Author: Robert Kroese
Pages: 220 (ebook)
Published: November 6th 2012
Published by: 47North
Being assassinated doesn't have many upsides, so when King Boric is felled by a traitor, the king comforts himself with the knowledge that, like all great warriors, he will spend eternity carousing in the Hall of Avandoor. There's just one problem: to claim his heavenly reward, Boric must release the enchanted sword of Brakslaagt.
Now, to avoid being cursed to walk the land of Dis forever as an undead wraith, he must hunt down the mysterious Lord Brand who gave him the sword twenty years ago. So begins Boric's extraordinary journey across the Six Kingdoms of Dis, a walking corpse who wants nothing more than to be disenchanted and left in peace. Along the way he's advised by the Witch of Twyllic, mocked by the threfelings of New Threfelton, burned, shot at, and nearly blown to bits. But nothing can prepare him for coming face-to-face with Lord Brand. For in that moment, Boric discovers that nothing—in life, in death, or in between—is exactly what it seems.
Boric, King of Ytrisk, pretty much dies at the start of this story. I saw pretty much, because it turns out his enchanted sword won't let him die so easily. He finds himself - very unwillingly - as a wraith, spirit intact but his body rotting and falling to pieces around him. And it is in this very fragile body that he has to try and defeat the evil mastermind who gave him the cursed sword to start off with. On his way he meets a whole host of often more than slightly ridiculous characters.
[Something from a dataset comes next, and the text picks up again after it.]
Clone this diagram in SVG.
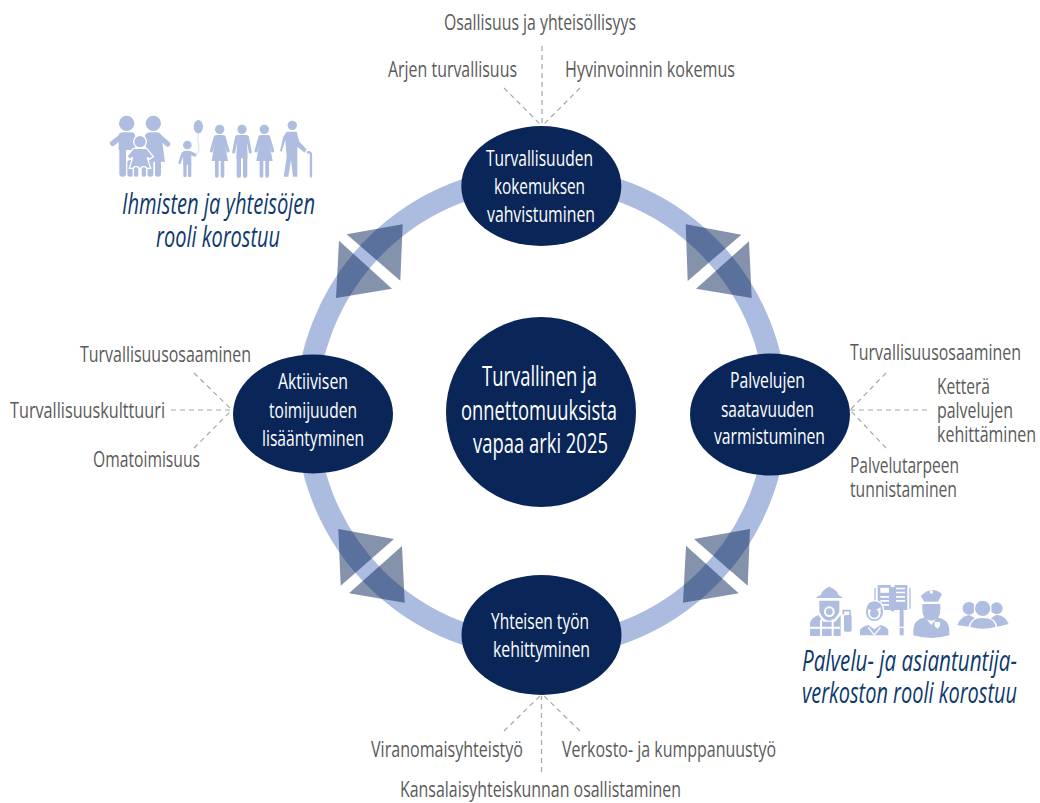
<svg xmlns="http://www.w3.org/2000/svg" width="1040" height="803" viewBox="0 0 1040 803">
<style>
text{font-family:"Open Sans","Noto Sans","Liberation Sans",sans-serif}
.l{font-size:22px;fill:#5a5a5a}
.n{font-size:22px;fill:#fff}
.c{font-size:27px;fill:#fff}
.i{font-size:29px;font-style:italic;fill:#0e3a6c}
.d{fill:#0a2659}
.t{fill:#0a2659;fill-opacity:.5}
.a{stroke:#a6a6a6;stroke-width:1.2;stroke-dasharray:5 4;fill:none}
.p{fill:#aebde0}
.w{fill:#fff}
.s{stroke:#aebde0;fill:none;stroke-linecap:round}
</style>
<rect width="1040" height="803" fill="#fff"/>
<g id="ring"><circle cx="541.5" cy="412" r="235" fill="none" stroke="#abbce0" stroke-width="22"/></g>
<g id="transitions">
<polygon class="t" points="346.7,234.3 402.7,224.3 400.3,280.7"/><polygon class="t" points="339,240.7 392,288.7 336,298"/>
<polygon class="t" points="685.7,224.3 741.3,234.7 687.7,281"/><polygon class="t" points="749,241.3 751.7,298 696,288.7"/>
<polygon class="t" points="338.3,529 394,539 340.7,585.7"/><polygon class="t" points="402,546 404.7,602.7 349,593.3"/>
<polygon class="t" points="694,539 750,529 747.7,585.7"/><polygon class="t" points="686,545.7 738.7,593.3 683,602.7"/>
</g>
<g id="connectors">
<path class="a" d="M542 46V125M504 88L541 125M580 88L543 125"/>
<path class="a" d="M194 373L231 409M171 410H232M194 448L231 411"/>
<path class="a" d="M886 373L851 409M927 410H850M886 448L851 411"/>
<path class="a" d="M504 731L540 696M541.5 772V696M580 731L544 696"/>
</g>
<g id="center"><circle class="d" cx="541" cy="412" r="95"/>
<text class="c" transform="translate(482 386) scale(.73 1)" textLength="157.5" lengthAdjust="spacingAndGlyphs">Turvallinen ja</text>
<text class="c" transform="translate(461 420) scale(.73 1)" textLength="213.7" lengthAdjust="spacingAndGlyphs">onnettomuuksista</text>
<text class="c" transform="translate(473 453) scale(.73 1)" textLength="184.9" lengthAdjust="spacingAndGlyphs">vapaa arki 2025</text></g>
<g id="node-top"><ellipse class="d" cx="541.3" cy="186" rx="80" ry="60"/>
<text class="n" transform="translate(486 166) scale(.73 1)" textLength="146.6" lengthAdjust="spacingAndGlyphs">Turvallisuuden</text>
<text class="n" transform="translate(494 194) scale(.73 1)" textLength="124.7" lengthAdjust="spacingAndGlyphs">kokemuksen</text>
<text class="n" transform="translate(487 222) scale(.73 1)" textLength="147.9" lengthAdjust="spacingAndGlyphs">vahvistuminen</text></g>
<g id="node-left"><ellipse class="d" cx="313" cy="414" rx="80" ry="59.5"/>
<text class="n" transform="translate(278 389) scale(.73 1)" textLength="95.9" lengthAdjust="spacingAndGlyphs">Aktiivisen</text>
<text class="n" transform="translate(269 418) scale(.73 1)" textLength="120.5" lengthAdjust="spacingAndGlyphs">toimijuuden</text>
<text class="n" transform="translate(262 446) scale(.73 1)" textLength="139.7" lengthAdjust="spacingAndGlyphs">lisääntyminen</text></g>
<g id="node-right"><ellipse class="d" cx="770" cy="414.5" rx="80" ry="61"/>
<text class="n" transform="translate(730 388) scale(.73 1)" textLength="102.7" lengthAdjust="spacingAndGlyphs">Palvelujen</text>
<text class="n" transform="translate(721 417) scale(.73 1)" textLength="127.4" lengthAdjust="spacingAndGlyphs">saatavuuden</text>
<text class="n" transform="translate(714 444) scale(.73 1)" textLength="152.1" lengthAdjust="spacingAndGlyphs">varmistuminen</text></g>
<g id="node-bottom"><ellipse class="d" cx="541.5" cy="635" rx="80" ry="60"/>
<text class="n" transform="translate(491 629) scale(.73 1)" textLength="134.2" lengthAdjust="spacingAndGlyphs">Yhteisen työn</text>
<text class="n" transform="translate(493 657) scale(.73 1)" textLength="132.9" lengthAdjust="spacingAndGlyphs">kehittyminen</text></g>
<g id="labels">
<text class="l" transform="translate(444 30) scale(.73 1)" textLength="263" lengthAdjust="spacingAndGlyphs">Osallisuus ja yhteisöllisyys</text>
<text class="l" transform="translate(388 77) scale(.73 1)" textLength="176.7" lengthAdjust="spacingAndGlyphs">Arjen turvallisuus</text>
<text class="l" transform="translate(565 77) scale(.73 1)" textLength="232.9" lengthAdjust="spacingAndGlyphs">Hyvinvoinnin kokemus</text>
<text class="l" transform="translate(80 362) scale(.73 1)" textLength="234.2" lengthAdjust="spacingAndGlyphs">Turvallisuusosaaminen</text>
<text class="l" transform="translate(10 418) scale(.73 1)" textLength="212.3" lengthAdjust="spacingAndGlyphs">Turvallisuuskulttuuri</text>
<text class="l" transform="translate(93 467) scale(.73 1)" textLength="146.6" lengthAdjust="spacingAndGlyphs">Omatoimisuus</text>
<text class="l" transform="translate(850 360) scale(.73 1)" textLength="234.2" lengthAdjust="spacingAndGlyphs">Turvallisuusosaaminen</text>
<text class="l" transform="translate(937 394) scale(.73 1)" textLength="72.6" lengthAdjust="spacingAndGlyphs">Ketterä</text>
<text class="l" transform="translate(937 418) scale(.73 1)" textLength="104.1" lengthAdjust="spacingAndGlyphs">palvelujen</text>
<text class="l" transform="translate(937 442) scale(.73 1)" textLength="135.6" lengthAdjust="spacingAndGlyphs">kehittäminen</text>
<text class="l" transform="translate(850 473) scale(.73 1)" textLength="149.3" lengthAdjust="spacingAndGlyphs">Palvelutarpeen</text>
<text class="l" transform="translate(850 497) scale(.73 1)" textLength="146.6" lengthAdjust="spacingAndGlyphs">tunnistaminen</text>
<text class="l" transform="translate(371 757) scale(.73 1)" textLength="208.2" lengthAdjust="spacingAndGlyphs">Viranomaisyhteistyö</text>
<text class="l" transform="translate(562 757) scale(.73 1)" textLength="293.2" lengthAdjust="spacingAndGlyphs">Verkosto- ja kumppanuustyö</text>
<text class="l" transform="translate(400 797) scale(.73 1)" textLength="384.9" lengthAdjust="spacingAndGlyphs">Kansalaisyhteiskunnan osallistaminen</text>
<text class="i" transform="translate(122 214) scale(.73 1)" textLength="264.4" lengthAdjust="spacingAndGlyphs">Ihmisten ja yhteisöjen</text>
<text class="i" transform="translate(156 247) scale(.73 1)" textLength="169.9" lengthAdjust="spacingAndGlyphs">rooli korostuu</text>
<text class="i" transform="translate(802 671) scale(.73 1)" textLength="294.5" lengthAdjust="spacingAndGlyphs">Palvelu- ja asiantuntija-</text>
<text class="i" transform="translate(802 703) scale(.73 1)" textLength="294.5" lengthAdjust="spacingAndGlyphs">verkoston rooli korostuu</text>
</g>
<g id="icon-people" transform="translate(90 100) scale(.3333)">
<circle class="p" cx="110" cy="70" r="23"/><circle class="p" cx="190" cy="70" r="23"/>
<path class="s" stroke-width="16" d="M96 108L68 130M205 108L233 132"/>
<path class="p" d="M86 105Q88 97 100 97H122Q136 97 136 110V150H86Z"/>
<rect class="p" x="88" y="130" width="20" height="100" rx="9"/><rect class="p" x="112" y="180" width="18" height="50" rx="8"/>
<path class="p" d="M165 105Q170 97 180 97H200Q212 97 214 108L225 185H170Z"/>
<rect class="p" x="172" y="180" width="18" height="50" rx="8"/><rect class="p" x="195" y="180" width="18" height="50" rx="8"/>
<g stroke="#fff" stroke-width="4"><circle class="p" cx="150" cy="125" r="19"/>
<path class="p" d="M130 145H170L190 170L178 178L172 172L182 205H118L128 172L122 178L110 170Z"/>
<rect class="p" x="130" y="200" width="17" height="32" rx="7"/><rect class="p" x="153" y="200" width="17" height="32" rx="7"/></g>
<circle class="p" cx="292" cy="135" r="13"/>
<path class="p" d="M278 158Q278 152 285 152H300L320 162L316 171L304 166V195H280Z"/>
<path class="s" stroke-width="8" d="M278 160L269 188"/>
<rect class="p" x="280" y="190" width="10" height="41" rx="4"/><rect class="p" x="294" y="190" width="10" height="41" rx="4"/>
<ellipse class="p" cx="325" cy="80" rx="14" ry="20"/>
<path class="s" stroke-width="1.5" d="M325 100Q320 120 327 140Q330 155 318 165"/>
<circle class="p" cx="389" cy="88" r="14"/>
<path class="p" d="M378 105H400L414 183H365Z"/><path class="s" stroke-width="9" d="M376 110L364 153M402 110L414 153"/>
<rect class="p" x="375" y="180" width="11" height="53" rx="5"/><rect class="p" x="392" y="180" width="11" height="53" rx="5"/>
<circle class="p" cx="456" cy="88" r="14"/>
<path class="p" d="M442 105H470L473 175H439Z"/><path class="s" stroke-width="9" d="M440 110L431 156M472 110L481 156"/>
<rect class="p" x="440" y="170" width="13" height="63" rx="5"/><rect class="p" x="459" y="170" width="13" height="63" rx="5"/>
<circle class="p" cx="523" cy="88" r="14"/>
<path class="p" d="M512 105H534L548 183H499Z"/><path class="s" stroke-width="9" d="M510 110L498 153M536 110L548 153"/>
<rect class="p" x="509" y="180" width="11" height="53" rx="5"/><rect class="p" x="526" y="180" width="11" height="53" rx="5"/>
<circle class="p" cx="607" cy="76" r="14"/>
<path class="p" d="M590 95H620L628 125L650 148L644 158L622 140V175L622 230H609L603 180L595 230H581L590 170L586 120L575 155L570 153L580 110Z"/>
<path class="s" stroke-width="7" d="M653 157Q663 155 663 165V229"/>
</g>
<g id="icon-services" transform="translate(790 570) scale(.3333)">
<path class="p" d="M78 84Q85 76 92 76Q95 60 118 50Q142 60 146 76Q152 76 158 84Z"/>
<path class="p" d="M88 92H148V125Q135 152 118 152Q100 152 88 125Z"/>
<circle class="w" cx="118" cy="125" r="16"/><circle class="p" cx="118" cy="125" r="10"/>
<path class="p" d="M85 135L100 155H136L152 135V198H60V160Q62 145 85 135Z"/>
<path class="w" d="M60 170H150V176H60ZM90 176H96V198H90ZM125 176H131V198H125ZM90 150L96 146V176H90ZM125 146L131 150V176H125Z"/>
<rect class="p" x="162" y="135" width="23" height="50" rx="5"/><path class="s" stroke-width="5" d="M160 132V122H180V135"/>
<path class="p" d="M263 45H302V50L308 52L314 50V45H352V120H314L308 126L302 120H263Z"/>
<path class="s" stroke-width="4" d="M255 55V120M360 55V115"/>
<path class="w" d="M271 53H297V68H271ZM318 53H345V58H318ZM318 65H345V70H318ZM318 78H345V83H318ZM318 90H345V95H318ZM271 78H297V83H271ZM271 90H297V95H271ZM271 102H297V107H271Z"/>
<path stroke="#fff" stroke-width="4" class="p" d="M226 125Q228 92 253 92Q280 92 281 125Q281 152 253 155Q226 152 226 125Z"/><path class="w" d="M234 118Q255 125 272 112V130Q270 148 253 148Q236 148 234 130Z"/><circle class="p" cx="253" cy="130" r="13"/>
<path class="p" d="M210 196V180Q215 170 235 165L253 178L272 165Q290 170 295 180V196Z"/>
<path class="w" d="M236 170L253 192L270 170L273 173L253 198L233 173Z"/>
<path class="p" d="M329 125L335 100L341 125V170H329ZM329 174H341V196H329Z"/>
<path class="p" d="M392 78Q425 45 456 72L444 95H403Z"/><circle class="w" cx="424" cy="66" r="5"/>
<path class="p" d="M397 100H451V120Q451 150 424 152Q397 150 397 120Z"/><rect class="w" x="397" y="98" width="54" height="4"/>
<path class="p" d="M405 142L424 165L443 142Q478 150 478 180V196Q425 212 370 196V180Q370 150 405 142Z"/>
<path class="w" d="M434 156H450V168L442 176L434 168Z"/>
<circle class="p" cx="537" cy="115" r="19"/><circle class="p" cx="620" cy="115" r="18"/>
<path class="p" d="M502 165Q510 140 538 135L555 145L535 170Z"/><path class="p" d="M656 162Q648 138 620 134L602 145L622 170Z"/>
<circle stroke="#fff" stroke-width="4" class="p" cx="578" cy="115" r="25"/>
<path stroke="#fff" stroke-width="4" class="p" d="M538 172Q542 142 578 142Q616 142 620 172Q578 185 538 172Z"/>
</g>
</svg>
And it was a pretty good story, with a twist that I didn't see coming at all. There was a lot of misdirection and misinformation, and whenever you thought you had it sorted it twisted around again. Of course, all this did take place in the last section, and the pacing could have been evened out a little, for the earlier sections - whilst readable - weren't particularly encapturing. In those, we flick between Boric-the-dead, and Boric-the-very-much-alive-and-killing-(sort of)-an-ogre. But in neither of them are any particular leaps forward made. Stuff happens in the former, and history is set up in the latter. Again, it is only in the later sections of the book that everything starts to come together, but I think it may have been a more engrossing read if there had been some more stuff going on for Boric-the-dead in the earlier sections than randomly stumbling from place to place.
When it comes to characters, Boric is the only one that appears with anywhere near enough consistency to really get a feel for. Others pop in and out (I was particularly a fan of Bubbles, the flying bear; in large part because his name was Bubbles), but their appearances tend to be fleeting a best - even in a book of only 200-some pages. But Boric does grow with the story, and there are some nice parts. He is obviously a very intelligent man in his own way: strategy and war rather than academia, but there is a deepening to him in the course of the story which probably would have been heart-warming if I'd cared for him more. Because, for all his snarky humour (which I appreciated), it was quite difficult to develop any depth of feeling for him. I wanted to see how everything worked out, but I didn't particularly care if he got disenchanted and un-wraithed.